Your task. Please retype the data in full and exactly; the pictures are not part of the copy.

Entries with chart source code:

____________

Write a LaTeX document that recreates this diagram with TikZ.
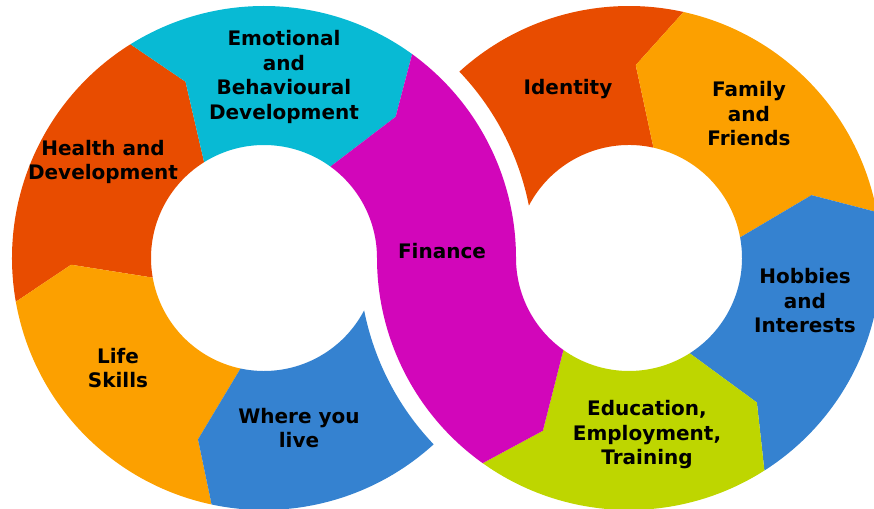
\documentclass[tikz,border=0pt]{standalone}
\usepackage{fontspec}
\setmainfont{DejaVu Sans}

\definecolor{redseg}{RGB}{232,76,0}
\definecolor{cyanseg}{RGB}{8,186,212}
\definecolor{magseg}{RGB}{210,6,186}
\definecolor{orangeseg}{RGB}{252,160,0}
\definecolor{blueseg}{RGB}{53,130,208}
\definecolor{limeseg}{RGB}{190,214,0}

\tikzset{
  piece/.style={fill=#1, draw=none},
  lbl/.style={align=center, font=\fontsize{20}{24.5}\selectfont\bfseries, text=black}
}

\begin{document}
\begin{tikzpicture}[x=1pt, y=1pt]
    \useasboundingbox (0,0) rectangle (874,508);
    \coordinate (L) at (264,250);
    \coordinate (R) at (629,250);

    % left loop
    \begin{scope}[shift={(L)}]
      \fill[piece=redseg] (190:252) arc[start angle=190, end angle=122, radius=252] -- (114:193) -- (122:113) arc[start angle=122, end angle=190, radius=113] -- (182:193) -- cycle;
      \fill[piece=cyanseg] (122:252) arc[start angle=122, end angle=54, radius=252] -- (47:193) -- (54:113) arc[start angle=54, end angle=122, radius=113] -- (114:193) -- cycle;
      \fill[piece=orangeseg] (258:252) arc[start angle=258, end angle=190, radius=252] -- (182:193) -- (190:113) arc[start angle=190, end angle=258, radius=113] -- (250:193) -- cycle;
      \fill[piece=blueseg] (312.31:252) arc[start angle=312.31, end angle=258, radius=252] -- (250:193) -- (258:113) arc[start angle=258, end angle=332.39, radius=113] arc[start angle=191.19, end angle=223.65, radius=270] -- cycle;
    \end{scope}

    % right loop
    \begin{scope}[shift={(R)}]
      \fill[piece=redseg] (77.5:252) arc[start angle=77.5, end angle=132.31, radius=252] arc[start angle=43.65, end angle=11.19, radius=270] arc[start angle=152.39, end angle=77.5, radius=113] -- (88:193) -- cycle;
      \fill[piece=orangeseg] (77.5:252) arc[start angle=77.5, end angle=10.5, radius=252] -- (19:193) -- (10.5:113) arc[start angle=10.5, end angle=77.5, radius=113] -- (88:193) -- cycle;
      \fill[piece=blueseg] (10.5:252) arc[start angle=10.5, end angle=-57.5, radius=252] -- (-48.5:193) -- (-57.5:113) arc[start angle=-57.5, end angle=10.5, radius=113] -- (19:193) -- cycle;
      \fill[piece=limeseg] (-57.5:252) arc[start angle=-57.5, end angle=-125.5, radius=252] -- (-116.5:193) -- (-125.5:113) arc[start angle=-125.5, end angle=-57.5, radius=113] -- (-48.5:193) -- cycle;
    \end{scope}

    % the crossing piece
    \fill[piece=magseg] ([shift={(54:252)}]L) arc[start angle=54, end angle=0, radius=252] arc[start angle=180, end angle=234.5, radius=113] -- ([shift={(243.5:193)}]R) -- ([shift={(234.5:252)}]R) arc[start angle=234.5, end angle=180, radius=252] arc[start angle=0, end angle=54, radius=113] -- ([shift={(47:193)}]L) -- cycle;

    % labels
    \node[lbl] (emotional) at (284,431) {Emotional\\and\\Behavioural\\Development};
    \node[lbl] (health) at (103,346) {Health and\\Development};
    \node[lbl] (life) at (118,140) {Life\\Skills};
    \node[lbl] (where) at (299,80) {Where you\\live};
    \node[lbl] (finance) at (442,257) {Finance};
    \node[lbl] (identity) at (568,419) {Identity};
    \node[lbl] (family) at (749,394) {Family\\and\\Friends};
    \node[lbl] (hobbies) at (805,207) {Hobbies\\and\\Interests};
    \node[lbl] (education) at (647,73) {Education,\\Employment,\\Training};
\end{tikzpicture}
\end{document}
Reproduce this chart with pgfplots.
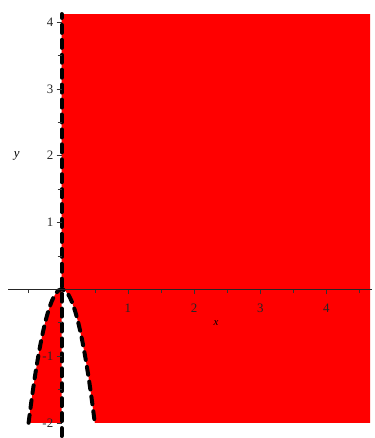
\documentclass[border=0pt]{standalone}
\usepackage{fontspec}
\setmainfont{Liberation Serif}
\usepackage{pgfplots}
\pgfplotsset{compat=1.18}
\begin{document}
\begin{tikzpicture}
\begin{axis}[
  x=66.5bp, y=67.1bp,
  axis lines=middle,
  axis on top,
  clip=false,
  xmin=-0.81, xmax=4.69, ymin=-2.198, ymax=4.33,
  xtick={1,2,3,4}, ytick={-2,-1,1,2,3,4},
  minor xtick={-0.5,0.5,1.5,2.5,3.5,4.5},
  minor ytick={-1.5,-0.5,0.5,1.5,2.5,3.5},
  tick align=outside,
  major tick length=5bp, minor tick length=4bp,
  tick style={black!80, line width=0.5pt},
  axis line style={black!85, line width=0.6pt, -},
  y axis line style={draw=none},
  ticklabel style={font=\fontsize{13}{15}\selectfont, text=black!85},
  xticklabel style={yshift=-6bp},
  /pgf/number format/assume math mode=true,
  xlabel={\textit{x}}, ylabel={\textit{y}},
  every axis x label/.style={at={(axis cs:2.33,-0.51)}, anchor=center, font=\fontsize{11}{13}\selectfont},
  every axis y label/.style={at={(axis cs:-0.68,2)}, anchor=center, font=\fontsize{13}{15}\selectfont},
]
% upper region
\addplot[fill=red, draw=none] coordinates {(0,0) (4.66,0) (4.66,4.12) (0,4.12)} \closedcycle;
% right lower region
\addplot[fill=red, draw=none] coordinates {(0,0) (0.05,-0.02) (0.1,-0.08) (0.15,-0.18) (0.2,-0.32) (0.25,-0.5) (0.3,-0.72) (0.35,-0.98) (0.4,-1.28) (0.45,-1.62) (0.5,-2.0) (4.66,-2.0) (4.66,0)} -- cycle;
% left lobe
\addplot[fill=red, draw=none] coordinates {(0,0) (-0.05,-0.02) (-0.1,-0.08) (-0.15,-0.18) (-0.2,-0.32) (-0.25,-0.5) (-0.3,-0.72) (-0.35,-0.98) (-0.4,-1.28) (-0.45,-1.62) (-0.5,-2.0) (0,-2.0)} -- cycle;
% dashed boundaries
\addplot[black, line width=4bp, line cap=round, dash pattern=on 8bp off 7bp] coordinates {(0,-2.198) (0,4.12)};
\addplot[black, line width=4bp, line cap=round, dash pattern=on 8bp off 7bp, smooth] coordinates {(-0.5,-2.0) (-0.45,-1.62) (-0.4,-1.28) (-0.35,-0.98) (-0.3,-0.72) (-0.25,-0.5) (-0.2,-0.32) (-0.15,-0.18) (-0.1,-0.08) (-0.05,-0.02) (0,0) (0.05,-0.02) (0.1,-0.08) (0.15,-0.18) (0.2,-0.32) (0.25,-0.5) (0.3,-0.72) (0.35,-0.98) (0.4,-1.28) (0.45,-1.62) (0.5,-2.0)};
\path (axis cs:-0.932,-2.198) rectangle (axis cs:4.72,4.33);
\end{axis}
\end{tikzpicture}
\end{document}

____________

Response below.
Write a LaTeX document that recreates this diagram with TikZ.
\documentclass[tikz,border=0pt]{standalone}
\usepackage{fontspec}
\setmainfont{DejaVu Sans}

\definecolor{redseg}{RGB}{232,76,0}
\definecolor{cyanseg}{RGB}{8,186,212}
\definecolor{magseg}{RGB}{210,6,186}
\definecolor{orangeseg}{RGB}{252,160,0}
\definecolor{blueseg}{RGB}{53,130,208}
\definecolor{limeseg}{RGB}{190,214,0}

\tikzset{
  piece/.style={fill=#1, draw=none},
  lbl/.style={align=center, font=\fontsize{20}{24.5}\selectfont\bfseries, text=black}
}

\begin{document}
\begin{tikzpicture}[x=1pt, y=1pt]
    \useasboundingbox (0,0) rectangle (874,508);
    \coordinate (L) at (264,250);
    \coordinate (R) at (629,250);

    % left loop
    \begin{scope}[shift={(L)}]
      \fill[piece=redseg] (190:252) arc[start angle=190, end angle=122, radius=252] -- (114:193) -- (122:113) arc[start angle=122, end angle=190, radius=113] -- (182:193) -- cycle;
      \fill[piece=cyanseg] (122:252) arc[start angle=122, end angle=54, radius=252] -- (47:193) -- (54:113) arc[start angle=54, end angle=122, radius=113] -- (114:193) -- cycle;
      \fill[piece=orangeseg] (258:252) arc[start angle=258, end angle=190, radius=252] -- (182:193) -- (190:113) arc[start angle=190, end angle=258, radius=113] -- (250:193) -- cycle;
      \fill[piece=blueseg] (312.31:252) arc[start angle=312.31, end angle=258, radius=252] -- (250:193) -- (258:113) arc[start angle=258, end angle=332.39, radius=113] arc[start angle=191.19, end angle=223.65, radius=270] -- cycle;
    \end{scope}

    % right loop
    \begin{scope}[shift={(R)}]
      \fill[piece=redseg] (77.5:252) arc[start angle=77.5, end angle=132.31, radius=252] arc[start angle=43.65, end angle=11.19, radius=270] arc[start angle=152.39, end angle=77.5, radius=113] -- (88:193) -- cycle;
      \fill[piece=orangeseg] (77.5:252) arc[start angle=77.5, end angle=10.5, radius=252] -- (19:193) -- (10.5:113) arc[start angle=10.5, end angle=77.5, radius=113] -- (88:193) -- cycle;
      \fill[piece=blueseg] (10.5:252) arc[start angle=10.5, end angle=-57.5, radius=252] -- (-48.5:193) -- (-57.5:113) arc[start angle=-57.5, end angle=10.5, radius=113] -- (19:193) -- cycle;
      \fill[piece=limeseg] (-57.5:252) arc[start angle=-57.5, end angle=-125.5, radius=252] -- (-116.5:193) -- (-125.5:113) arc[start angle=-125.5, end angle=-57.5, radius=113] -- (-48.5:193) -- cycle;
    \end{scope}

    % the crossing piece
    \fill[piece=magseg] ([shift={(54:252)}]L) arc[start angle=54, end angle=0, radius=252] arc[start angle=180, end angle=234.5, radius=113] -- ([shift={(243.5:193)}]R) -- ([shift={(234.5:252)}]R) arc[start angle=234.5, end angle=180, radius=252] arc[start angle=0, end angle=54, radius=113] -- ([shift={(47:193)}]L) -- cycle;

    % labels
    \node[lbl] (emotional) at (284,431) {Emotional\\and\\Behavioural\\Development};
    \node[lbl] (health) at (103,346) {Health and\\Development};
    \node[lbl] (life) at (118,140) {Life\\Skills};
    \node[lbl] (where) at (299,80) {Where you\\live};
    \node[lbl] (finance) at (442,257) {Finance};
    \node[lbl] (identity) at (568,419) {Identity};
    \node[lbl] (family) at (749,394) {Family\\and\\Friends};
    \node[lbl] (hobbies) at (805,207) {Hobbies\\and\\Interests};
    \node[lbl] (education) at (647,73) {Education,\\Employment,\\Training};
\end{tikzpicture}
\end{document}
Reproduce this chart with pgfplots.
\documentclass[border=0pt]{standalone}
\usepackage{fontspec}
\setmainfont{Liberation Serif}
\usepackage{pgfplots}
\pgfplotsset{compat=1.18}
\begin{document}
\begin{tikzpicture}
\begin{axis}[
  x=66.5bp, y=67.1bp,
  axis lines=middle,
  axis on top,
  clip=false,
  xmin=-0.81, xmax=4.69, ymin=-2.198, ymax=4.33,
  xtick={1,2,3,4}, ytick={-2,-1,1,2,3,4},
  minor xtick={-0.5,0.5,1.5,2.5,3.5,4.5},
  minor ytick={-1.5,-0.5,0.5,1.5,2.5,3.5},
  tick align=outside,
  major tick length=5bp, minor tick length=4bp,
  tick style={black!80, line width=0.5pt},
  axis line style={black!85, line width=0.6pt, -},
  y axis line style={draw=none},
  ticklabel style={font=\fontsize{13}{15}\selectfont, text=black!85},
  xticklabel style={yshift=-6bp},
  /pgf/number format/assume math mode=true,
  xlabel={\textit{x}}, ylabel={\textit{y}},
  every axis x label/.style={at={(axis cs:2.33,-0.51)}, anchor=center, font=\fontsize{11}{13}\selectfont},
  every axis y label/.style={at={(axis cs:-0.68,2)}, anchor=center, font=\fontsize{13}{15}\selectfont},
]
% upper region
\addplot[fill=red, draw=none] coordinates {(0,0) (4.66,0) (4.66,4.12) (0,4.12)} \closedcycle;
% right lower region
\addplot[fill=red, draw=none] coordinates {(0,0) (0.05,-0.02) (0.1,-0.08) (0.15,-0.18) (0.2,-0.32) (0.25,-0.5) (0.3,-0.72) (0.35,-0.98) (0.4,-1.28) (0.45,-1.62) (0.5,-2.0) (4.66,-2.0) (4.66,0)} -- cycle;
% left lobe
\addplot[fill=red, draw=none] coordinates {(0,0) (-0.05,-0.02) (-0.1,-0.08) (-0.15,-0.18) (-0.2,-0.32) (-0.25,-0.5) (-0.3,-0.72) (-0.35,-0.98) (-0.4,-1.28) (-0.45,-1.62) (-0.5,-2.0) (0,-2.0)} -- cycle;
% dashed boundaries
\addplot[black, line width=4bp, line cap=round, dash pattern=on 8bp off 7bp] coordinates {(0,-2.198) (0,4.12)};
\addplot[black, line width=4bp, line cap=round, dash pattern=on 8bp off 7bp, smooth] coordinates {(-0.5,-2.0) (-0.45,-1.62) (-0.4,-1.28) (-0.35,-0.98) (-0.3,-0.72) (-0.25,-0.5) (-0.2,-0.32) (-0.15,-0.18) (-0.1,-0.08) (-0.05,-0.02) (0,0) (0.05,-0.02) (0.1,-0.08) (0.15,-0.18) (0.2,-0.32) (0.25,-0.5) (0.3,-0.72) (0.35,-0.98) (0.4,-1.28) (0.45,-1.62) (0.5,-2.0)};
\path (axis cs:-0.932,-2.198) rectangle (axis cs:4.72,4.33);
\end{axis}
\end{tikzpicture}
\end{document}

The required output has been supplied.